Hitachi Travelstar 7K750 (HTS727575A9E364)
Hitachi’s portfolio of internal 2.5” hard disks is split into two subcategories: mobile drives and high-performance mobile drives. Hard disks belonging to the former category rotate at 5400 RPM, while those in the latter segment spin at 7200 RPM, enabling higher performance.
The $115 Hitachi 750 GB Travelstar 7K750 is one of those high-performance drives aimed at notebooks, compact desktop PCs, all-in-ones, and multimedia devices. Of course, you could always toss it into an external USB- or eSATA-based enclosure and use it as an external repository, too.

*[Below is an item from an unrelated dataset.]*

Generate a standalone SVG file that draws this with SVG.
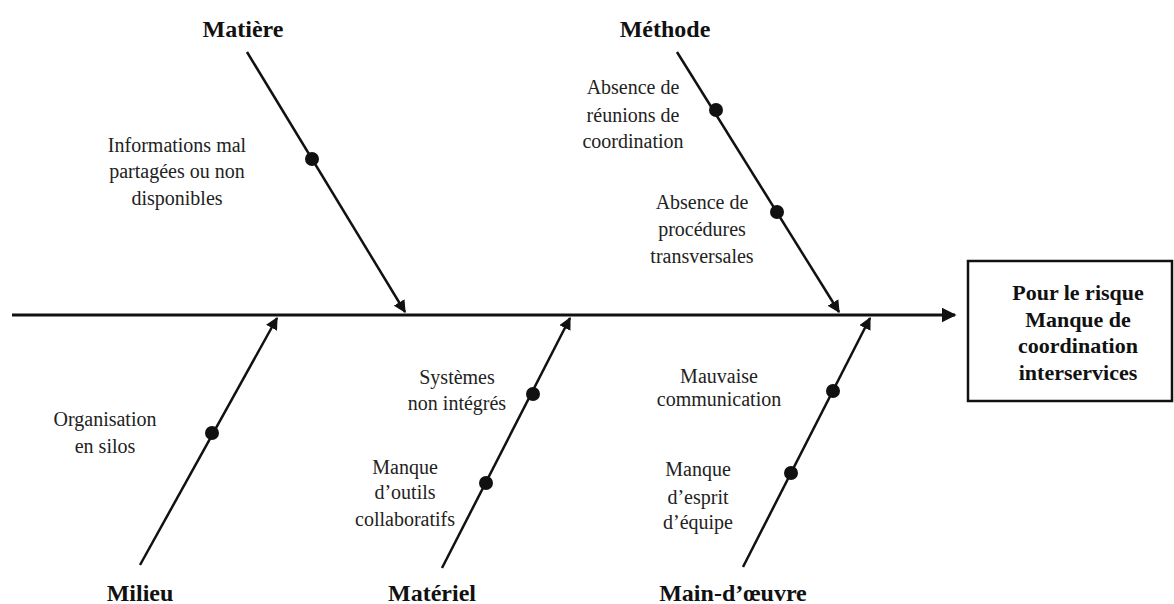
<svg xmlns="http://www.w3.org/2000/svg" width="1174" height="604" viewBox="0 0 1174 604">
  <style>
    .cat { font-family: "Liberation Serif", "Times New Roman", serif; font-weight: bold; font-size: 24px; fill: #111; text-anchor: middle; }
    .cause { font-family: "Liberation Serif", "Times New Roman", serif; font-size: 20px; fill: #222; text-anchor: middle; }
    .effect { font-family: "Liberation Serif", "Times New Roman", serif; font-weight: bold; font-size: 22px; fill: #111; text-anchor: middle; }
    .bone { stroke: #111; stroke-width: 2.5; fill: none; marker-end: url(#arrow); }
    .spine { stroke: #111; stroke-width: 3; fill: none; marker-end: url(#arrow); }
    .dot { fill: #111; }
  </style>
  <defs>
    <marker id="arrow" viewBox="0 0 10 10" refX="9" refY="5" markerWidth="5" markerHeight="5" orient="auto" markerUnits="strokeWidth">
      <path d="M0,0 L10,5 L0,10 z" fill="#111"/>
    </marker>
  </defs>

  <rect width="1174" height="604" fill="#fff"/>

  <!-- connectors: spine and bones -->
  <g id="connectors">
    <line class="spine" x1="12" y1="315" x2="955" y2="315"/>
    <line class="bone" x1="247" y1="52" x2="405" y2="312"/>
    <line class="bone" x1="677" y1="52" x2="839" y2="312"/>
    <line class="bone" x1="140" y1="565" x2="277" y2="318"/>
    <line class="bone" x1="442" y1="568" x2="570" y2="318"/>
    <line class="bone" x1="743" y1="567" x2="870" y2="318"/>
  </g>

  <!-- effect box -->
  <g id="effect">
    <rect x="968" y="261" width="204" height="140" fill="#fff" stroke="#111" stroke-width="2.5"/>
    <text class="effect" x="1078" y="300">Pour le risque</text>
    <text class="effect" x="1078" y="327">Manque de</text>
    <text class="effect" x="1078" y="353">coordination</text>
    <text class="effect" x="1078" y="380">interservices</text>
  </g>

  <!-- Matière -->
  <g id="matiere">
    <text class="cat" x="243" y="37">Matière</text>
    <circle class="dot" cx="312" cy="159" r="7"/>
    <text class="cause" x="177" y="152">Informations mal</text>
    <text class="cause" x="177" y="178">partagées ou non</text>
    <text class="cause" x="177" y="205">disponibles</text>
  </g>

  <!-- Méthode -->
  <g id="methode">
    <text class="cat" x="665" y="37">Méthode</text>
    <circle class="dot" cx="716" cy="110" r="7"/>
    <text class="cause" x="633" y="94">Absence de</text>
    <text class="cause" x="633" y="122">réunions de</text>
    <text class="cause" x="633" y="148">coordination</text>
    <circle class="dot" cx="777" cy="212" r="7"/>
    <text class="cause" x="702" y="209">Absence de</text>
    <text class="cause" x="702" y="236">procédures</text>
    <text class="cause" x="702" y="263">transversales</text>
  </g>

  <!-- Milieu -->
  <g id="milieu">
    <text class="cat" x="140" y="601">Milieu</text>
    <circle class="dot" cx="212" cy="433" r="7"/>
    <text class="cause" x="105" y="426">Organisation</text>
    <text class="cause" x="105" y="453">en silos</text>
  </g>

  <!-- Matériel -->
  <g id="materiel">
    <text class="cat" x="432" y="601">Matériel</text>
    <circle class="dot" cx="533" cy="394" r="7"/>
    <text class="cause" x="457" y="384">Systèmes</text>
    <text class="cause" x="457" y="410">non intégrés</text>
    <circle class="dot" cx="486" cy="483" r="7"/>
    <text class="cause" x="405" y="474">Manque</text>
    <text class="cause" x="405" y="499">d’outils</text>
    <text class="cause" x="405" y="526">collaboratifs</text>
  </g>

  <!-- Main-d'œuvre -->
  <g id="main-oeuvre">
    <text class="cat" x="733" y="601">Main-d’œuvre</text>
    <circle class="dot" cx="833" cy="391" r="7"/>
    <text class="cause" x="719" y="383">Mauvaise</text>
    <text class="cause" x="719" y="406">communication</text>
    <circle class="dot" cx="791" cy="473" r="7"/>
    <text class="cause" x="698" y="476">Manque</text>
    <text class="cause" x="698" y="504">d’esprit</text>
    <text class="cause" x="698" y="529">d’équipe</text>
  </g>
</svg>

As older models are slowly phased out and newer versions are introduced, Hitachi’s line-up contains a mixture of drives with 3 Gb/s and 6 Gb/s SATA interfaces, and even a few products that still employ 512-byte sectors.
The new 2.5“ Travelstar 7K750 model features 16 MB of cache, a 3 Gb/s SATA interface, and AF sectors (the physical sector size is 4 KB, but 512-byte sectors are emulated). Data is stored on two 375 GB platters with 502 Gb per square inch data density. Since the disk holds just two platters, it's able to fit within a 9.5 mm Z-height, and should consequently slide into any notebook.
Performance
The Travelstar 7K750 is a very fast mobile disk, averaging 98 MB/s sequential read and write rates, putting it on a par with Western Digital's Scorpio Black WD7500BPKT (the chart leader). Western Digital's drive only wins by a slim margin after averaging the maximum, average, and minimum data rates of the two competitors. Other 7200 RPM specimens, such as the Seagate Momentus and Momentus XT, trail the 7K750 and Scorpio Black by 6 MB/s.
Hampered by 5400 RPM spindles, the three other disks in our update, Hitachi's Travelstar 5K1000, Toshiba's MQ010A, and Western Digital's Scorpio Blue, naturally trail the 7200 RPM 7K750 by a significant margin.
With average access times of 16.4 ms (read) and 15.5 ms (write), the Hitachi disk lands in the middle of the pack. Occasionally, though, its power draw is slightly higher than average. For example, idle power sits at 0.8 W, while the maximum value among its competitors is 0.6 W. But average power use seems pretty normal, and a 59.6-point performance-per-watt rating is better than the other three drives. Western Digital's Scorpio Blue WD10JPVT tops the performance-per-watt chart with an outstanding score of 78.1.
Other Travelstar 7K750 Models
Apart from the model we tested, Hitachi offers two other variants. One model has hardware encryption support, called BDE (Bulk Data Encryption), and another model boasting enhanced availability (EA) is rated for for 24/7 operation.
The EA models are intended for mission-critical systems, such as blade servers, routers, RAID configurations, and surveillance systems. Unfortunately, MTBF data is not available for any of the three drives.
For reference, though, the standard model number ends in 4, while the BDE-enabled disk's model number ends in 1. The EA variant has the letter E instead of S as the third character in the model sequence (S for standard and E for enhanced).